Essa é a opção coletiva de uma sociedade. Mas a escolha primordial para que o país não caia aos bocados começa por nós próprios, pelas nossas funções e pelas nossas opções. Sim, ouça, estou a falar consigo, depois de cada reta há a vírgula de uma curva e é nessa comissura que nos definimos a nós próprios. Se nos resignamos ou fazemos uma escolha. E se essa escolha é feita pelos valores certos e não pelo agachamento. Preferir o dever cumprido ao dever comprado. Usar o poder da autodeterminação. Escolher a integridade, a independência, o poder de fazer e o poder de abdicar, manter a inocência depois da virgindade, escolher ser livre. Decidir mesmo entre o preto e branco, e não usar a “paleta dos cinzentos” que, como escreve João Luís Barreto Guimarães, “poderia aprimorar a arte da sobrevivência”. Porque mesmo o preto e o branco não são pretos e brancos, o artista plástico Anish Kapoor patenteou o seu próprio preto e Melville precisou de um capítulo inteiro para definir o branco da baleia. De que cor são as suas escolhas? Sim, na sua vida, entre a audácia de uma intenção e a fenda do erro, que consequências assume para si que reivindicaria a outros, que opções contrárias à manada e à debandada toma, de que cor são as suas escolhas?

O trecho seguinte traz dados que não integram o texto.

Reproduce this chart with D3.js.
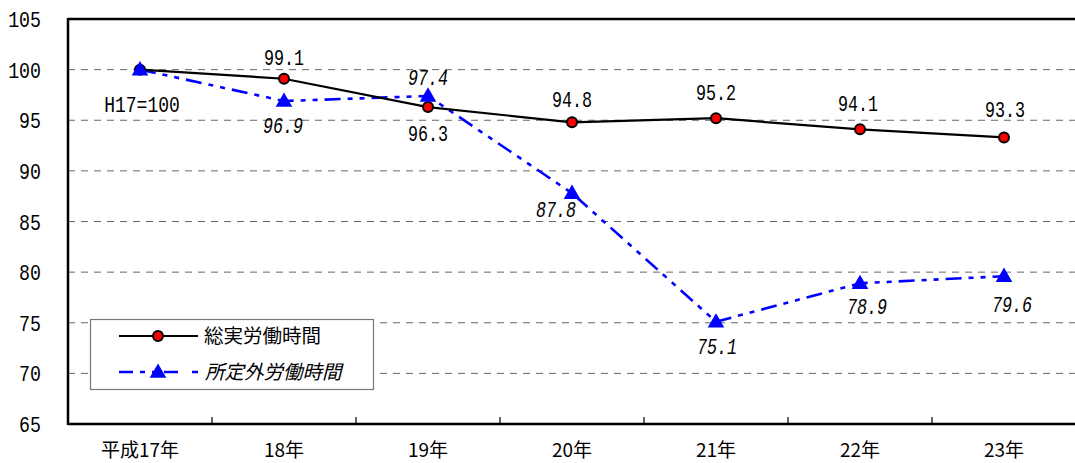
<!DOCTYPE html>
<html>
<head>
<meta charset="utf-8">
<script src="https://cdn.jsdelivr.net/npm/d3@7"></script>
<style>
  html, body { margin: 0; padding: 0; background: #fff; }
  svg { display: block; }
</style>
</head>
<body>
<svg id="chart" width="1075" height="463"></svg>
<script>
// ---- data ----
const categories = ["平成17年", "18年", "19年", "20年", "21年", "22年", "23年"];
const totalHours = [100, 99.1, 96.3, 94.8, 95.2, 94.1, 93.3];        // 総実労働時間 (H17=100)
const overtimeHours = [100, 96.9, 97.4, 87.8, 75.1, 78.9, 79.6];     // 所定外労働時間 (H17=100)
const yTicks = [65, 70, 75, 80, 85, 90, 95, 100, 105];
const seriesNames = ["総実労働時間", "所定外労働時間"];
const baseLabel = "H17=100";

// ---- layout ----
const W = 1075, H = 463;
const plot = { left: 68, top: 19, right: 1076, bottom: 424 };
const NUM_FONT = "'Liberation Mono', 'DejaVu Sans Mono', monospace";
const JP_FONT = "'Noto Sans CJK JP', 'Noto Sans', sans-serif";

const svg = d3.select("#chart");

const x = d3.scaleBand().domain(categories).range([plot.left, plot.right]).padding(0);
const cx = c => x(c) + x.bandwidth() / 2;
const y = d3.scaleLinear().domain([65, 105]).range([plot.bottom, plot.top]);

// condensed numeric text helper
function numText(g, px, py, str, opt = {}) {
  const sx = opt.sx || 0.76;
  return g.append("text")
    .attr("transform", `translate(${px},${py}) scale(${sx},1)`)
    .attr("text-anchor", opt.anchor || "middle")
    .attr("font-family", NUM_FONT)
    .attr("font-size", opt.size || 22)
    .attr("font-style", opt.italic ? "italic" : "normal")
    .attr("fill", "#000")
    .text(str);
}

// ---- gridlines ----
svg.append("g")
  .selectAll("line")
  .data(yTicks.filter(v => v > 65 && v < 105))
  .join("line")
  .attr("x1", plot.left).attr("x2", plot.right)
  .attr("y1", d => y(d)).attr("y2", d => y(d))
  .attr("stroke", "#666")
  .attr("stroke-width", 1)
  .attr("stroke-dasharray", "7,6");

// ---- frame ----
svg.append("line")
  .attr("x1", plot.left).attr("x2", plot.right)
  .attr("y1", plot.top).attr("y2", plot.top)
  .attr("stroke", "#000").attr("stroke-width", 2.5);
svg.append("line")
  .attr("x1", plot.left).attr("x2", plot.left)
  .attr("y1", plot.top - 1).attr("y2", plot.bottom + 1)
  .attr("stroke", "#000").attr("stroke-width", 2.5);
svg.append("line")
  .attr("x1", plot.left).attr("x2", plot.right)
  .attr("y1", plot.bottom).attr("y2", plot.bottom)
  .attr("stroke", "#000").attr("stroke-width", 2.5);

// category boundary ticks on the x axis
svg.append("g")
  .selectAll("line")
  .data(categories.slice(1))
  .join("line")
  .attr("x1", d => x(d)).attr("x2", d => x(d))
  .attr("y1", plot.bottom).attr("y2", plot.bottom - 7)
  .attr("stroke", "#000").attr("stroke-width", 1.2);

// ---- y tick labels ----
const yLab = svg.append("g");
yTicks.forEach(v => numText(yLab, 41, y(v) + 8, String(v), { anchor: "end", sx: 0.83 }));

// ---- x category labels ----
svg.append("g")
  .selectAll("text")
  .data(categories)
  .join("text")
  .attr("x", d => cx(d))
  .attr("y", 457)
  .attr("text-anchor", "middle")
  .attr("font-family", JP_FONT)
  .attr("font-size", 19)
  .attr("fill", "#000")
  .text(d => d);

// ---- legend box ----
const leg = svg.append("g");
leg.append("rect")
  .attr("x", 90.5).attr("y", 319.5).attr("width", 283).attr("height", 70)
  .attr("fill", "#fff").attr("stroke", "#777").attr("stroke-width", 1.2);

// ---- series ----
const totalPts = categories.map((c, i) => [cx(c), y(totalHours[i])]);
const overPts = categories.map((c, i) => [cx(c), y(overtimeHours[i])]);
const line = d3.line();
const blueDash = "16,7,5,7,5,7";

svg.append("path")
  .attr("d", line(overPts))
  .attr("fill", "none")
  .attr("stroke", "#0000ff")
  .attr("stroke-width", 2.6)
  .attr("stroke-dasharray", blueDash);

svg.append("path")
  .attr("d", line(totalPts))
  .attr("fill", "none")
  .attr("stroke", "#000")
  .attr("stroke-width", 2.2);

const tri = d3.symbol().type(d3.symbolTriangle).size(120);

svg.append("g")
  .selectAll("circle")
  .data(totalPts)
  .join("circle")
  .attr("cx", d => d[0]).attr("cy", d => d[1])
  .attr("r", 5)
  .attr("fill", "#ff0000")
  .attr("stroke", "#000")
  .attr("stroke-width", 2);

svg.append("g")
  .selectAll("path")
  .data(overPts)
  .join("path")
  .attr("d", tri)
  .attr("transform", d => `translate(${d[0]},${d[1] + 1})`)
  .attr("fill", "#0000ff");

// ---- data labels ----
const fmt = d3.format(".1f");
// label offsets (dx, baseline dy) relative to each marker
const totalOffsets = [[2, 42], [0, -14], [0, 34], [0, -15], [0, -18], [-2, -18], [1, -20]];
const overOffsets = [[0, 0], [-1, 32], [0, -11], [-16, 24], [1, 32], [7, 31], [8, 36]];

const labG = svg.append("g");
totalPts.forEach((p, i) => {
  const str = i === 0 ? baseLabel : fmt(totalHours[i]);
  numText(labG, p[0] + totalOffsets[i][0], p[1] + totalOffsets[i][1], str, { sx: i === 0 ? 0.82 : 0.76 });
});
overPts.forEach((p, i) => {
  if (i === 0) return; // base year shares the H17=100 label
  numText(labG, p[0] + overOffsets[i][0], p[1] + overOffsets[i][1], fmt(overtimeHours[i]), { italic: true });
});

// ---- legend entries ----
const ly1 = 336, ly2 = 372;
leg.append("line").attr("x1", 119).attr("x2", 198).attr("y1", ly1).attr("y2", ly1)
  .attr("stroke", "#000").attr("stroke-width", 2.2);
leg.append("circle").attr("cx", 158).attr("cy", ly1).attr("r", 5)
  .attr("fill", "#ff0000").attr("stroke", "#000").attr("stroke-width", 2);
leg.append("text").attr("x", 204).attr("y", ly1 + 7)
  .attr("font-family", JP_FONT).attr("font-size", 19.5).attr("fill", "#000")
  .text(seriesNames[0]);

leg.append("line").attr("x1", 119).attr("x2", 198).attr("y1", ly2).attr("y2", ly2)
  .attr("stroke", "#0000ff").attr("stroke-width", 2.6).attr("stroke-dasharray", "14,7,5,7,5,7,14");
leg.append("path").attr("d", tri).attr("transform", `translate(158,${ly2 + 1})`).attr("fill", "#0000ff");
leg.append("text").attr("x", 205).attr("y", ly2 + 7)
  .attr("font-family", JP_FONT).attr("font-size", 19.5).attr("font-style", "italic").attr("fill", "#000")
  .text(seriesNames[1]);
</script>
</body>
</html>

As minhas são vermelhas, vermelhas de vermelho vermelho, porque escolho a exuberância do “poema ilimitado” que a vida é, à praia mineral das bolhas de mercúrio, esse líquido que não molha, matéria que o dedo não fura. Mas agora estou de novo a falar consigo, porque a escolha por uma sociedade melhor começa pelo que sente e pelo que consente, pelo seu livre arbítrio, pela consequência dos seus próprios valores. No Grande Inquisidor de Dostoievsky, o velho sob julgamento não diz uma só palavra, enquanto o cardeal acusa Jesus de ter semeado o caos com a proposta de liberdade que deu aos homens, defendendo que eles precisam do sossego da servidão. Até ao fim, nem uma só palavra do julgado, que se despede com um beijo. E sai livre.

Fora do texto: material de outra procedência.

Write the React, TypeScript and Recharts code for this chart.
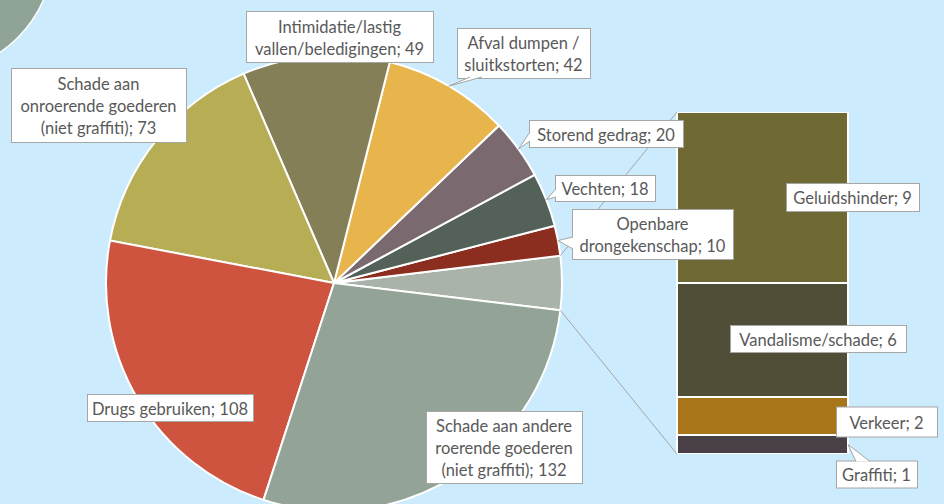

Sejamos pois livres, informados entusiastas da vida, testemos a embaixada da sorte, escolhamos a intrepidez da escolha certa e determinemo-nos, porque somos nós os escritores das nossas vidas e os leitores de uma sociedade aberta e democrática, “muito além do azul onde oxidados morrem”, como escreveu Cesariny quando nos chamou a Elsinore, porque “entre nós e as palavras, os emparedados / e entre nós e as palavras, o nosso dever falar”, e porque, escreveu Ruy Belo, “ninguém, no futuro, nos perdoará não termos sabido ver”.
Vejamos, pois, e cumpramos o nosso dever falar. O nosso dever escolher. E escolher ser livre, na liberdade de querer tudo e de nada querer, na esperança contínua de que no fim os bons ganham sempre, na prática quotidiana de nos informarmos, pensarmos, termos opinião própria, evadirmo-nos da manipulação e acolhermos em alegria a vida do lado certo, do lado do bem, do lado da justiça. Na peça dentro da peça, Hamlet não prepara a sua tragédia, escolhe ser livre e vive a apoteose. Ouça, estou a falar consigo, vou continuar a falar consigo.”